Despite the best efforts of our government, interest rates in the US are going to rise.
The US has the largest peacetime deficit and debt/GDP ration in our history. In 2015 entitlements and interest payments will make up 71% of government expenditures. The government can’t cut spending and must change entitlements. The current government is changing entitlements, but in the wrong direction, raising them. To reduce the US deficit to 3% by 2015, the options are: raise taxes by 15% across the board, individual taxes raised by 30%, top brackets raised to 70%, or a value added tax of 7.7%. Ms. Peloisi has made some comments lately about the last idea. Slap a Federal sales tax on everything.

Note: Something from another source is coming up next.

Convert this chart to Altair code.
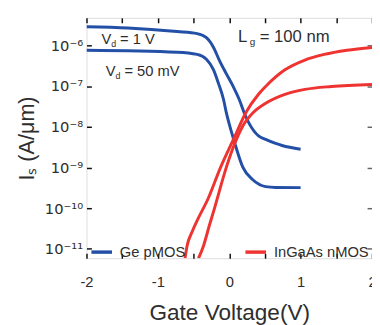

Where is our $8.2 trillion on publicly tradable U.S. Federal Debt? In Central banks and public/private entities outside the US. Is the demand for US treasuries dropping? Not yet. But, These countries keep buying treasuries to keep their currency from inflating. If that changes, and it will, all hell could break loose.
There are some tremors. Ten year swap spreads VS. Treasuries are negative for the first time. Interest rate swaps are a $14 trillion dollar market. This could be just noise. But, given the fact that the Treasury supply is huge, this may well be a sign that it will not be absorbed at current interest rates. P&G, J&J, and Lowe’s corporate bonds have traded higher than US Treasuries in recent weeks, showing the concerns about the U.S. government are not confined to swap markets.

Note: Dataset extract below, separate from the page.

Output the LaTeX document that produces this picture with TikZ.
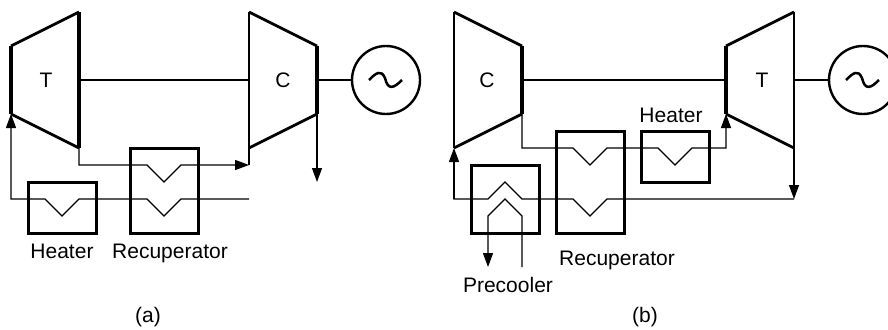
\documentclass[tikz,border=0pt]{standalone}
\usepackage{fontspec}
\setmainfont{Liberation Sans}
\usetikzlibrary{arrows.meta}
\tikzset{
  machine/.style={line width=2.8pt,line join=miter},
  heavy/.style={line width=3.2pt},
  medium/.style={line width=2pt},
  shaft/.style={line width=2.5pt},
  flow/.style={line width=1.3pt,line join=miter},
  flowarrow/.style={flow,-{Triangle[length=14pt,width=10pt]}},
  hxbox/.style={draw,line width=3pt,minimum width=#1,inner sep=0pt,outer sep=0pt},
  gen/.style={draw,circle,line width=2.4pt,minimum size=68pt,inner sep=0pt,outer sep=0pt},
  lbl/.style={font=\fontsize{21}{25}\selectfont,inner sep=0pt,anchor=base,text=black}
}
\begin{document}
\begin{tikzpicture}[x=1pt,y=-1pt]
\useasboundingbox (0,0) rectangle (888,329);
\clip (0,0) rectangle (888,329);
% ---------- (a) ----------
\coordinate (aT1) at (11,46); \coordinate (aT2) at (79,12);
\coordinate (aT3) at (79,148); \coordinate (aT4) at (11,114);
\coordinate (aC1) at (249,12); \coordinate (aC2) at (317,46);
\coordinate (aC3) at (317,114); \coordinate (aC4) at (249,148);
\draw[machine] (aT1) -- (aT2) (aT3) -- (aT4);
\draw[heavy] (aT1) -- (aT4) (aT2) -- (aT3);
\draw[machine] (aC1) -- (aC2) (aC3) -- (aC4);
\draw[medium] (aC1) -- (aC4);
\draw[heavy] (aC2) -- (aC3);
\node[lbl] (aTl) at (46,87) {T};
\node[lbl] (aCl) at (283,87) {C};
\node[gen] (aG) at (386,80) {};
\coordinate (aSa) at (79,80); \coordinate (aSb) at (249,80); \coordinate (aSc) at (317,80);
\draw[shaft] (aSa) -- (aSb);
\draw[shaft] (aSc) -- (aG);
\draw[shaft] (369,80) .. controls (376,73) and (381,69) .. (385,78) .. controls (388,91) and (394,88) .. (402,80);
\node[hxbox=68pt,minimum height=85pt] (aR) at (164,190.5) {};
\node[hxbox=68pt,minimum height=51pt] (aH) at (62,207.5) {};
\coordinate (aTop) at (249,165); \coordinate (aOut) at (317,182); \coordinate (aIn) at (249,199);
\draw[flowarrow] (aT3) -- (79,165) -- (147,165) -- (164,182) -- (181,165) -- (aTop);
\draw[flow] (aC4) -- (aTop);
\draw[flowarrow] (aIn) -- (181,199) -- (164,216) -- (147,199) -- (79,199) -- (62,216) -- (45,199) -- (11,199) -- (aT4);
\draw[flowarrow] (aC3) -- (aOut);
\node[lbl] (aHl) at (62,258) {Heater};
\node[lbl] (aRl) at (170,258) {Recuperator};
\node[lbl] (aCap) at (148,322) {(a)};
% ---------- (b) ----------
\coordinate (bC1) at (454,12); \coordinate (bC2) at (522,46);
\coordinate (bC3) at (522,114); \coordinate (bC4) at (454,148);
\coordinate (bT1) at (726,46); \coordinate (bT2) at (794,12);
\coordinate (bT3) at (794,148); \coordinate (bT4) at (726,114);
\draw[machine] (bC1) -- (bC2) (bC3) -- (bC4);
\draw[medium] (bC1) -- (bC4);
\draw[heavy] (bC2) -- (bC3);
\draw[machine] (bT1) -- (bT2) (bT3) -- (bT4);
\draw[heavy] (bT1) -- (bT4);
\draw[medium] (bT2) -- (bT3);
\node[lbl] (bCl) at (487,87) {C};
\node[lbl] (bTl) at (762,87) {T};
\node[gen] (bG) at (863,80) {};
\coordinate (bSa) at (522,80); \coordinate (bSb) at (726,80); \coordinate (bSc) at (794,80);
\draw[shaft] (bSa) -- (bSb);
\draw[shaft] (bSc) -- (bG);
\draw[shaft] (846,80) .. controls (853,73) and (858,69) .. (862,78) .. controls (865,91) and (871,88) .. (879,80);
\node[hxbox=68pt,minimum height=102pt] (bR) at (590,182) {};
\node[hxbox=68pt,minimum height=51pt] (bH) at (675,156.5) {};
\node[hxbox=68pt,minimum height=68pt] (bP) at (505,199) {};
\coordinate (bRight) at (794,199); \coordinate (bPout) at (488,267); \coordinate (bPin) at (522,267);
\draw[flowarrow] (bC3) -- (522,148) -- (573,148) -- (590,165) -- (607,148) -- (658,148) -- (675,165) -- (692,148) -- (726,148) -- (bT4);
\draw[flowarrow] (bT3) -- (bRight);
\draw[flow] (bRight) -- (607,199) -- (590,216) -- (573,199) -- (522,199) -- (505,182) -- (488,199) -- (454,199) -- (454,162);
\draw[flowarrow] (454,199) -- (bC4);
\draw[flowarrow] (bPin) -- (522,216) -- (505,199) -- (488,216) -- (bPout);
\node[lbl] (bHl) at (671,122) {Heater};
\node[lbl] (bRl) at (617,265) {Recuperator};
\node[lbl] (bPl) at (508,292) {Precooler};
\node[lbl] (bCap) at (645,322) {(b)};
\end{tikzpicture}
\end{document}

Here’s my read. As equities represent less risk, it takes higher interest rates to sell Treasuries. The massive US budget deficits, less demand for Treasuries, and worse relations between the U.S. and China all say interest rates are headed up. How far is the question. If they go above 5% we have big problems. The buds of the economic recovery would die quickly at that level.
The level of government spending in this country can’t be sustained, we all know that. There appears to be little interest in the current administration to curtail spending. The ability to run a country with entitlements and interest payments on loans to foreign governments running 71% is impossible. The ability to raise taxes to reduce the deficit to a reasonable level is not plausible. When corporate bonds are more attractive at lower interest rates than those backed by the Federal Government, we are in deep water.
Based on all this it seems inevitable that interest rates will rise. Despite efforts by the Fed to keep them down, less debt demand for the huge supply of Treasuries the US needs to sell will drive them up. Creditors are not stupid. The Chinese have already fired a warning shot. Bad management in the US will make us an undesirable credit risk. No teleprompter can prevent this. Our leaders are mismanaging our country. So much so that we are being seen as a poor place to loan money. If the Tea Party People can see that, one must assume sophisticated investors certainly can. Pretty sad.
What can you do? Keep you fixed income maturities short and your powder dry to take advantage of higher rates on fixed investments in the near future.